Given material:

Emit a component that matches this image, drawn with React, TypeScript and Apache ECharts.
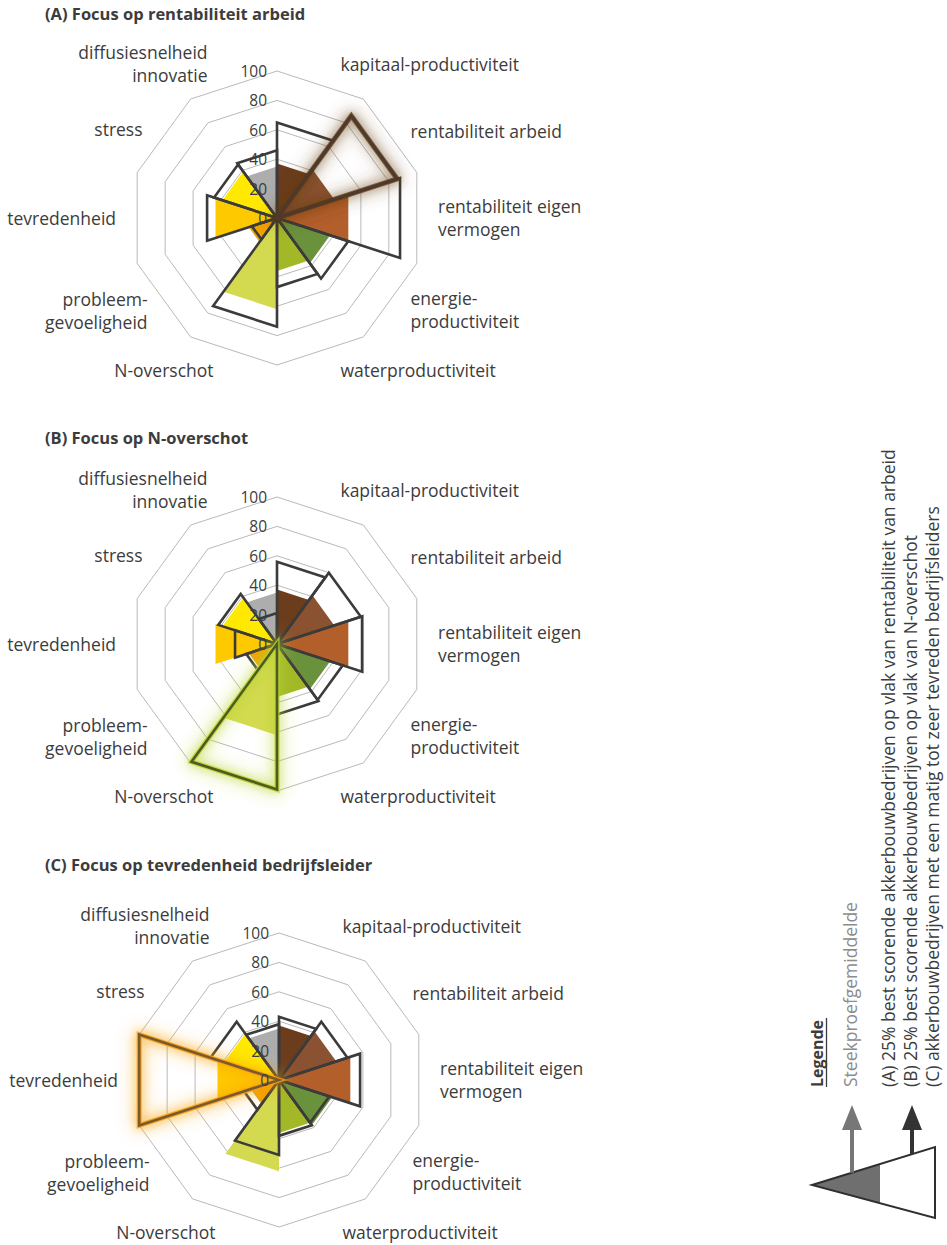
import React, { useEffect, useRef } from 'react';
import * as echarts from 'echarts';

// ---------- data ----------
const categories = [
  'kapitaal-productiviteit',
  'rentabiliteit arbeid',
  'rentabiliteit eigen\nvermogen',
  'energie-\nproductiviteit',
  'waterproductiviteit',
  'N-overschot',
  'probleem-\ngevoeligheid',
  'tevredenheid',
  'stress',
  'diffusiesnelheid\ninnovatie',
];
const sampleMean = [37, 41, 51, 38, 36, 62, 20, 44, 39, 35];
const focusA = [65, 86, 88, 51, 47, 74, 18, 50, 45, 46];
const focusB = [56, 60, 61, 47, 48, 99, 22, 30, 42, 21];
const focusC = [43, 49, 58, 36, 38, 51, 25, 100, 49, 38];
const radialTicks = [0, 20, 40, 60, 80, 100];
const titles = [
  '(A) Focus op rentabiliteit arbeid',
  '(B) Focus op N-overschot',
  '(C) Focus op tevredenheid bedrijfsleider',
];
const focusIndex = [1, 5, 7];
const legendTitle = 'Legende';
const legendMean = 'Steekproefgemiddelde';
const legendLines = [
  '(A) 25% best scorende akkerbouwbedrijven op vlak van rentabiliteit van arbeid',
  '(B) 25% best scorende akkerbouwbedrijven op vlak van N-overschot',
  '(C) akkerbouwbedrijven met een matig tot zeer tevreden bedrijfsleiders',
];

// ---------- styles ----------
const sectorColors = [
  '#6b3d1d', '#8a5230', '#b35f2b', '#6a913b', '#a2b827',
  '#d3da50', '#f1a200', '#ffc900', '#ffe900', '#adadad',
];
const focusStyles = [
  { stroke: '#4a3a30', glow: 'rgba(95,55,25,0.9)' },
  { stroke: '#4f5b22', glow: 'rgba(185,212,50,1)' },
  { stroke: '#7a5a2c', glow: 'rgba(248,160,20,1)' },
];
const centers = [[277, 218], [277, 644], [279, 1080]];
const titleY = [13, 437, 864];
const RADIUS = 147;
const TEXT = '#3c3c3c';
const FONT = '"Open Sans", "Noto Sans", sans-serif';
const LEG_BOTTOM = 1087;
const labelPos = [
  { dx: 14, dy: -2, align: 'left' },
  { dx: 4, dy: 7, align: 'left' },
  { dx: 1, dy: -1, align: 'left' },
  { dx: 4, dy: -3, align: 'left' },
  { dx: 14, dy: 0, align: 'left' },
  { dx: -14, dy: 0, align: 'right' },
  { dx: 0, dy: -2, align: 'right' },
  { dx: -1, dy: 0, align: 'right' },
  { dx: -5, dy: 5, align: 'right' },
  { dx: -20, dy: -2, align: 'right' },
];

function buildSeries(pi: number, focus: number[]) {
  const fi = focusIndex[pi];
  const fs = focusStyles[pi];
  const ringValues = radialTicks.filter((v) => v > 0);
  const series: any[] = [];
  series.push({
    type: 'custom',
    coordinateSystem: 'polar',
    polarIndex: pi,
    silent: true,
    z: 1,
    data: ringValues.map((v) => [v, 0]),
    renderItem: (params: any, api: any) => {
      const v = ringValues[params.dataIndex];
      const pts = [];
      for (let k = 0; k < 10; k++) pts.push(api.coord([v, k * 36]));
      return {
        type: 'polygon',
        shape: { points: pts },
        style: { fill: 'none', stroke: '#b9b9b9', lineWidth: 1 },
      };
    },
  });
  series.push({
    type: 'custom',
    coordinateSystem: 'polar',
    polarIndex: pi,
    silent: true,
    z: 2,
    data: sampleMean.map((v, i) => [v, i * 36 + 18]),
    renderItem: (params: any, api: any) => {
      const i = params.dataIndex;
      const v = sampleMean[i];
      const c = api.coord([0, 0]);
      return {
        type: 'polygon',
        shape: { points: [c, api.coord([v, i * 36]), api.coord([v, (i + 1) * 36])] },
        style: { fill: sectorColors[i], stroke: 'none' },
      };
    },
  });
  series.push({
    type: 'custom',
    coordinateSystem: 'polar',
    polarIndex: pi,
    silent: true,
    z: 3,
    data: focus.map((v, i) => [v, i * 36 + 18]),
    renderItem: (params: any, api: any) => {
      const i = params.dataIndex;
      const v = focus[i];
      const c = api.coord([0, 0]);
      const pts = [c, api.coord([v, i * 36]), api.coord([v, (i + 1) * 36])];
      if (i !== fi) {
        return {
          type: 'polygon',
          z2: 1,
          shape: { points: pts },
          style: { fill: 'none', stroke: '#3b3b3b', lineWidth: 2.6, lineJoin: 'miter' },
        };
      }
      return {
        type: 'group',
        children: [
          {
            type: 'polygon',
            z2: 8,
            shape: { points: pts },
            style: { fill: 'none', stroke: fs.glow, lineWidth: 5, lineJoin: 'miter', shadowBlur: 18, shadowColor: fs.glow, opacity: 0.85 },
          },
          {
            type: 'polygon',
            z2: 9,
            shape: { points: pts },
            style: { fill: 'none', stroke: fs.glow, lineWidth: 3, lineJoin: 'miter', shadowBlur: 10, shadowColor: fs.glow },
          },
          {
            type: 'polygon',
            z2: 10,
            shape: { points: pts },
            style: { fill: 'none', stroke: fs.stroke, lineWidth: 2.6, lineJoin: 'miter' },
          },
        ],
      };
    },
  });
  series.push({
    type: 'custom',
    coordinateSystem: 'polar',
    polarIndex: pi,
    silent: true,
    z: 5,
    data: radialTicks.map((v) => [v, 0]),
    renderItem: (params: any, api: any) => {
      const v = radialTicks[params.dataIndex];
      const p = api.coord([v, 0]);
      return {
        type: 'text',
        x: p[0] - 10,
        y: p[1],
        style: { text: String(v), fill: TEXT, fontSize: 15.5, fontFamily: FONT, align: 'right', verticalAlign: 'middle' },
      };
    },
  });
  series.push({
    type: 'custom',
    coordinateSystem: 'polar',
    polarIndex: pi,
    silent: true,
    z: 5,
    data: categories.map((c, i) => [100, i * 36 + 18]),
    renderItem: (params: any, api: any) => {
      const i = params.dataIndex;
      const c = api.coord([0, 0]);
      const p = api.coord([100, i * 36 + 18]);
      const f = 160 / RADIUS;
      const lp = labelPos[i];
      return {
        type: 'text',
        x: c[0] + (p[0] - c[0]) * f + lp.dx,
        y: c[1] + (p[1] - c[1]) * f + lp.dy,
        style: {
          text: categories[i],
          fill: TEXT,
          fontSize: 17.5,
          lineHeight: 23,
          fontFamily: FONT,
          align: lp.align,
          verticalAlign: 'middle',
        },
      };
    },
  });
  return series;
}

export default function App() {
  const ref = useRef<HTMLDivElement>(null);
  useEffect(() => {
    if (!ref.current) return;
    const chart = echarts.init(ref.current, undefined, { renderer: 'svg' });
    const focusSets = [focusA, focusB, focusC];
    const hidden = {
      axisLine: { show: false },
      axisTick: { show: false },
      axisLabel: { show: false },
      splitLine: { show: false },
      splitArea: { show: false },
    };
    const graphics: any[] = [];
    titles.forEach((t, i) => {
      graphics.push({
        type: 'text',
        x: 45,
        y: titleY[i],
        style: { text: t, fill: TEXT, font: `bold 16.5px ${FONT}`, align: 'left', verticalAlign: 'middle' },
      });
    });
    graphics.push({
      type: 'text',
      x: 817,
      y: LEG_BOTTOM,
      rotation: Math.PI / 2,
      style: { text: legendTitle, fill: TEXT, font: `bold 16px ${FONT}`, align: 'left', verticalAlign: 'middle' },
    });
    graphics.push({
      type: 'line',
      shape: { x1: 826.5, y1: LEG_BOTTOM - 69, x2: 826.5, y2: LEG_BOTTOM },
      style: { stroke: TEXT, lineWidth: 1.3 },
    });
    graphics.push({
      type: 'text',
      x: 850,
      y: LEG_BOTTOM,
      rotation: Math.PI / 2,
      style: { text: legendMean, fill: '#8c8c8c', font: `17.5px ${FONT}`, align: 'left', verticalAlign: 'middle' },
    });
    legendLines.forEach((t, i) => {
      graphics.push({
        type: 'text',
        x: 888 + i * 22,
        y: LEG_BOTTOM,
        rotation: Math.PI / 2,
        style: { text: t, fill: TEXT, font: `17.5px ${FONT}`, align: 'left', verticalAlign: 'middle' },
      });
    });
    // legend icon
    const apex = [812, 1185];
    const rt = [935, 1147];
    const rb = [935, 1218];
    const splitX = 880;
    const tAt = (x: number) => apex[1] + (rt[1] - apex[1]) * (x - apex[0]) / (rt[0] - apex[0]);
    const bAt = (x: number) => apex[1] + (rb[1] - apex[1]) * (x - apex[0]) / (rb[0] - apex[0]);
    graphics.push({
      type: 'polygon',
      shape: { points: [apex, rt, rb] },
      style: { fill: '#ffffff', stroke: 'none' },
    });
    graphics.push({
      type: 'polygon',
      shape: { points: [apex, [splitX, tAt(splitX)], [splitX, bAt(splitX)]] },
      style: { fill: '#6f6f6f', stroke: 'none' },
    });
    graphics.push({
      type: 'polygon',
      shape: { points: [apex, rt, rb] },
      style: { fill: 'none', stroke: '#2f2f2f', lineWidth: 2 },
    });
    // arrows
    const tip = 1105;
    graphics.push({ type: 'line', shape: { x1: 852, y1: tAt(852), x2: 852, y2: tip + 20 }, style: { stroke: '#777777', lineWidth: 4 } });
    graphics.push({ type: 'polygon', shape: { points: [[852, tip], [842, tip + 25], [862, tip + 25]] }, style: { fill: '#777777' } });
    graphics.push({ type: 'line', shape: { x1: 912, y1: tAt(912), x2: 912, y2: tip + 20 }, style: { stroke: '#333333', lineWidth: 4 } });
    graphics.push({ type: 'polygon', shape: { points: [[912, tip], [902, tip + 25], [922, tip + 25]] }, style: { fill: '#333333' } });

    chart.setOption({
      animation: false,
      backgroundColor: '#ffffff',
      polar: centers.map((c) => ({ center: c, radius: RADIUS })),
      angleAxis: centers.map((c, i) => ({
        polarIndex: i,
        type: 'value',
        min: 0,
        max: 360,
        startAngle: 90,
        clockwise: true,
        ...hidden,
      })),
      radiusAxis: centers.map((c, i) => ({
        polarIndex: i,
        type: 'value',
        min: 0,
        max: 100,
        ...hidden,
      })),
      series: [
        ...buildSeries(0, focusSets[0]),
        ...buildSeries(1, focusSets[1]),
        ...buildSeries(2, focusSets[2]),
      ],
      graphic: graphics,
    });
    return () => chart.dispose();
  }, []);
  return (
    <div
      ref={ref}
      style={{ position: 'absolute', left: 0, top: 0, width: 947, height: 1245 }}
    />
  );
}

Short exercise:
Without the pictures, return the listing above from its first line through the line that has "import * as echarts from 'echarts';".

Exercise output:
Emit a component that matches this image, drawn with React, TypeScript and Apache ECharts.
import React, { useEffect, useRef } from 'react';
import * as echarts from 'echarts';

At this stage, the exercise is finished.